Work to do: Give the listing again character for character, but drop the images.

[START OF Information supplied]

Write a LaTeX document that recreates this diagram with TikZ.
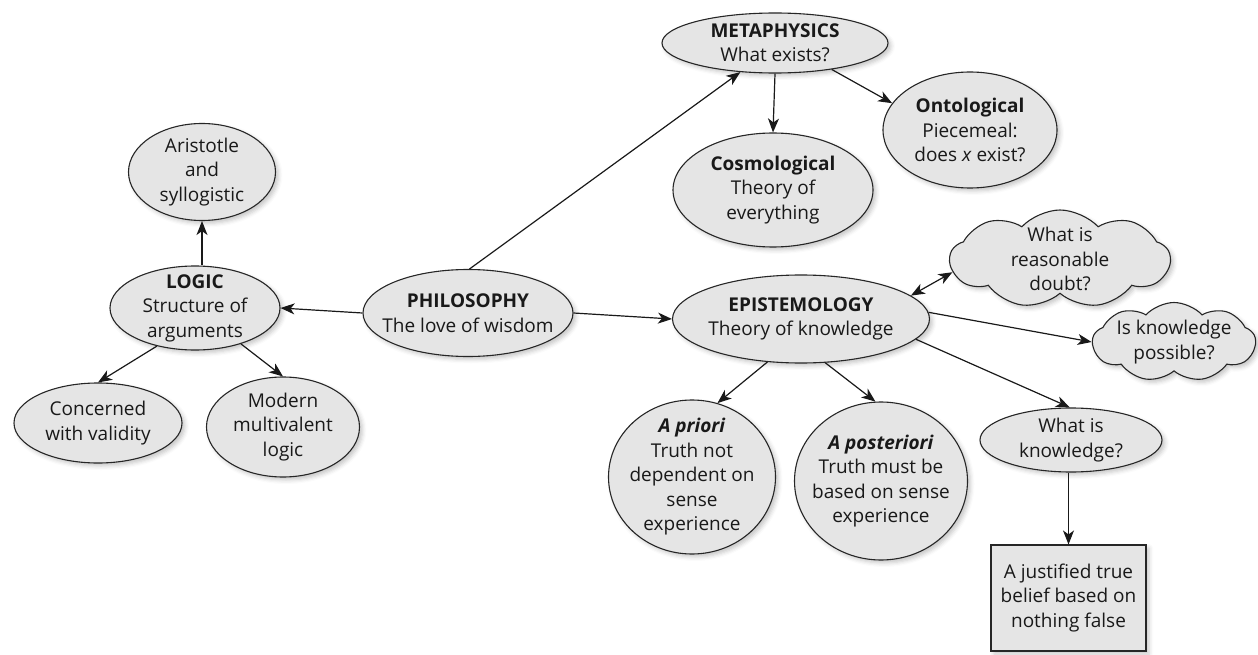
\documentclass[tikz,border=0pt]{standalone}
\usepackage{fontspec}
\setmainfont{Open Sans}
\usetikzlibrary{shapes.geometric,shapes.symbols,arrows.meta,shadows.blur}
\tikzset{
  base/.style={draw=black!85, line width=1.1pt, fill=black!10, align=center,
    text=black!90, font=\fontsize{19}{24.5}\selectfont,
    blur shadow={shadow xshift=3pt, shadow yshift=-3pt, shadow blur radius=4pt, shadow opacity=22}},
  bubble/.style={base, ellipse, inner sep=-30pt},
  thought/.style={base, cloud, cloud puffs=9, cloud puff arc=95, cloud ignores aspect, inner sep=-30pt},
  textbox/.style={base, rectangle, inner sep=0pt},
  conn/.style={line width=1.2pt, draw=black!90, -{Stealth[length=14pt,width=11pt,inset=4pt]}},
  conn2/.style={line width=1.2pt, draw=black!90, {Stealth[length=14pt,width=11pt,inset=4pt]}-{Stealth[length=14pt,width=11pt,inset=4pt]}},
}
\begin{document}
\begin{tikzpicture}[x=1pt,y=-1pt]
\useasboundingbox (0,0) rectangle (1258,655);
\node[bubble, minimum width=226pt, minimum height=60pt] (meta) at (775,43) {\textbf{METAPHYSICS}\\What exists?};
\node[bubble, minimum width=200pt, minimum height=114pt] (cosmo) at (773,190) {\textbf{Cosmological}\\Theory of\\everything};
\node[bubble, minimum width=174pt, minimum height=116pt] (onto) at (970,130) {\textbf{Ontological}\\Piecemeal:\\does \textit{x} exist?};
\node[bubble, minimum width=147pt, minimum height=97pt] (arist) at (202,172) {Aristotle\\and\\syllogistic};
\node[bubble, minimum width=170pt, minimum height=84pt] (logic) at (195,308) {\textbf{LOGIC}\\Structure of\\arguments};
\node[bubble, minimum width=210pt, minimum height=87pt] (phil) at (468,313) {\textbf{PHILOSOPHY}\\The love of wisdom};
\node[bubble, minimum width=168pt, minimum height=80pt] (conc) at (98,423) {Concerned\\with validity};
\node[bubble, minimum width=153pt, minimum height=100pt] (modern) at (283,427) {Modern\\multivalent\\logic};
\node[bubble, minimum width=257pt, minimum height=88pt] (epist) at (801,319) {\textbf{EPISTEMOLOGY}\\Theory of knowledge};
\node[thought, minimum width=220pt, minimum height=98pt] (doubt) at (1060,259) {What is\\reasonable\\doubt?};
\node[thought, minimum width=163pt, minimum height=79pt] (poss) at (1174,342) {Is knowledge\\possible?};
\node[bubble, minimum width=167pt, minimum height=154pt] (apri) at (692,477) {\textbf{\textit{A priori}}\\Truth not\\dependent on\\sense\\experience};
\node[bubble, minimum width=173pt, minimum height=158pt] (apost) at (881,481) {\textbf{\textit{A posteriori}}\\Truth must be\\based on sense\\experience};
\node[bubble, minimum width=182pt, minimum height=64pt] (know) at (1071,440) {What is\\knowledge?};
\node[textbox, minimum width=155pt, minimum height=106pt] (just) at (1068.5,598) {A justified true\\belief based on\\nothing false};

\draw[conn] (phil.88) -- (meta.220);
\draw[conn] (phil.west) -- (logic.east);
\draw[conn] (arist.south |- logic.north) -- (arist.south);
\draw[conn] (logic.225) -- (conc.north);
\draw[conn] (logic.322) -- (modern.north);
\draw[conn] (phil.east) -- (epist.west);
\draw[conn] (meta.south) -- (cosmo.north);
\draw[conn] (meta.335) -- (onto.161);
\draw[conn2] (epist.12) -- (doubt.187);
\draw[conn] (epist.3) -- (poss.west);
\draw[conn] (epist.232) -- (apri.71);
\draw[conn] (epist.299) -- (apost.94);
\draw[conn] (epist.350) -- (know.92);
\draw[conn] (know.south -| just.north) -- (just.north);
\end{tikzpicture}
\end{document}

[END OF Information supplied]

Expected answer:
Write a LaTeX document that recreates this diagram with TikZ.
\documentclass[tikz,border=0pt]{standalone}
\usepackage{fontspec}
\setmainfont{Open Sans}
\usetikzlibrary{shapes.geometric,shapes.symbols,arrows.meta,shadows.blur}
\tikzset{
  base/.style={draw=black!85, line width=1.1pt, fill=black!10, align=center,
    text=black!90, font=\fontsize{19}{24.5}\selectfont,
    blur shadow={shadow xshift=3pt, shadow yshift=-3pt, shadow blur radius=4pt, shadow opacity=22}},
  bubble/.style={base, ellipse, inner sep=-30pt},
  thought/.style={base, cloud, cloud puffs=9, cloud puff arc=95, cloud ignores aspect, inner sep=-30pt},
  textbox/.style={base, rectangle, inner sep=0pt},
  conn/.style={line width=1.2pt, draw=black!90, -{Stealth[length=14pt,width=11pt,inset=4pt]}},
  conn2/.style={line width=1.2pt, draw=black!90, {Stealth[length=14pt,width=11pt,inset=4pt]}-{Stealth[length=14pt,width=11pt,inset=4pt]}},
}
\begin{document}
\begin{tikzpicture}[x=1pt,y=-1pt]
\useasboundingbox (0,0) rectangle (1258,655);
\node[bubble, minimum width=226pt, minimum height=60pt] (meta) at (775,43) {\textbf{METAPHYSICS}\\What exists?};
\node[bubble, minimum width=200pt, minimum height=114pt] (cosmo) at (773,190) {\textbf{Cosmological}\\Theory of\\everything};
\node[bubble, minimum width=174pt, minimum height=116pt] (onto) at (970,130) {\textbf{Ontological}\\Piecemeal:\\does \textit{x} exist?};
\node[bubble, minimum width=147pt, minimum height=97pt] (arist) at (202,172) {Aristotle\\and\\syllogistic};
\node[bubble, minimum width=170pt, minimum height=84pt] (logic) at (195,308) {\textbf{LOGIC}\\Structure of\\arguments};
\node[bubble, minimum width=210pt, minimum height=87pt] (phil) at (468,313) {\textbf{PHILOSOPHY}\\The love of wisdom};
\node[bubble, minimum width=168pt, minimum height=80pt] (conc) at (98,423) {Concerned\\with validity};
\node[bubble, minimum width=153pt, minimum height=100pt] (modern) at (283,427) {Modern\\multivalent\\logic};
\node[bubble, minimum width=257pt, minimum height=88pt] (epist) at (801,319) {\textbf{EPISTEMOLOGY}\\Theory of knowledge};
\node[thought, minimum width=220pt, minimum height=98pt] (doubt) at (1060,259) {What is\\reasonable\\doubt?};
\node[thought, minimum width=163pt, minimum height=79pt] (poss) at (1174,342) {Is knowledge\\possible?};
\node[bubble, minimum width=167pt, minimum height=154pt] (apri) at (692,477) {\textbf{\textit{A priori}}\\Truth not\\dependent on\\sense\\experience};
\node[bubble, minimum width=173pt, minimum height=158pt] (apost) at (881,481) {\textbf{\textit{A posteriori}}\\Truth must be\\based on sense\\experience};
\node[bubble, minimum width=182pt, minimum height=64pt] (know) at (1071,440) {What is\\knowledge?};
\node[textbox, minimum width=155pt, minimum height=106pt] (just) at (1068.5,598) {A justified true\\belief based on\\nothing false};

\draw[conn] (phil.88) -- (meta.220);
\draw[conn] (phil.west) -- (logic.east);
\draw[conn] (arist.south |- logic.north) -- (arist.south);
\draw[conn] (logic.225) -- (conc.north);
\draw[conn] (logic.322) -- (modern.north);
\draw[conn] (phil.east) -- (epist.west);
\draw[conn] (meta.south) -- (cosmo.north);
\draw[conn] (meta.335) -- (onto.161);
\draw[conn2] (epist.12) -- (doubt.187);
\draw[conn] (epist.3) -- (poss.west);
\draw[conn] (epist.232) -- (apri.71);
\draw[conn] (epist.299) -- (apost.94);
\draw[conn] (epist.350) -- (know.92);
\draw[conn] (know.south -| just.north) -- (just.north);
\end{tikzpicture}
\end{document}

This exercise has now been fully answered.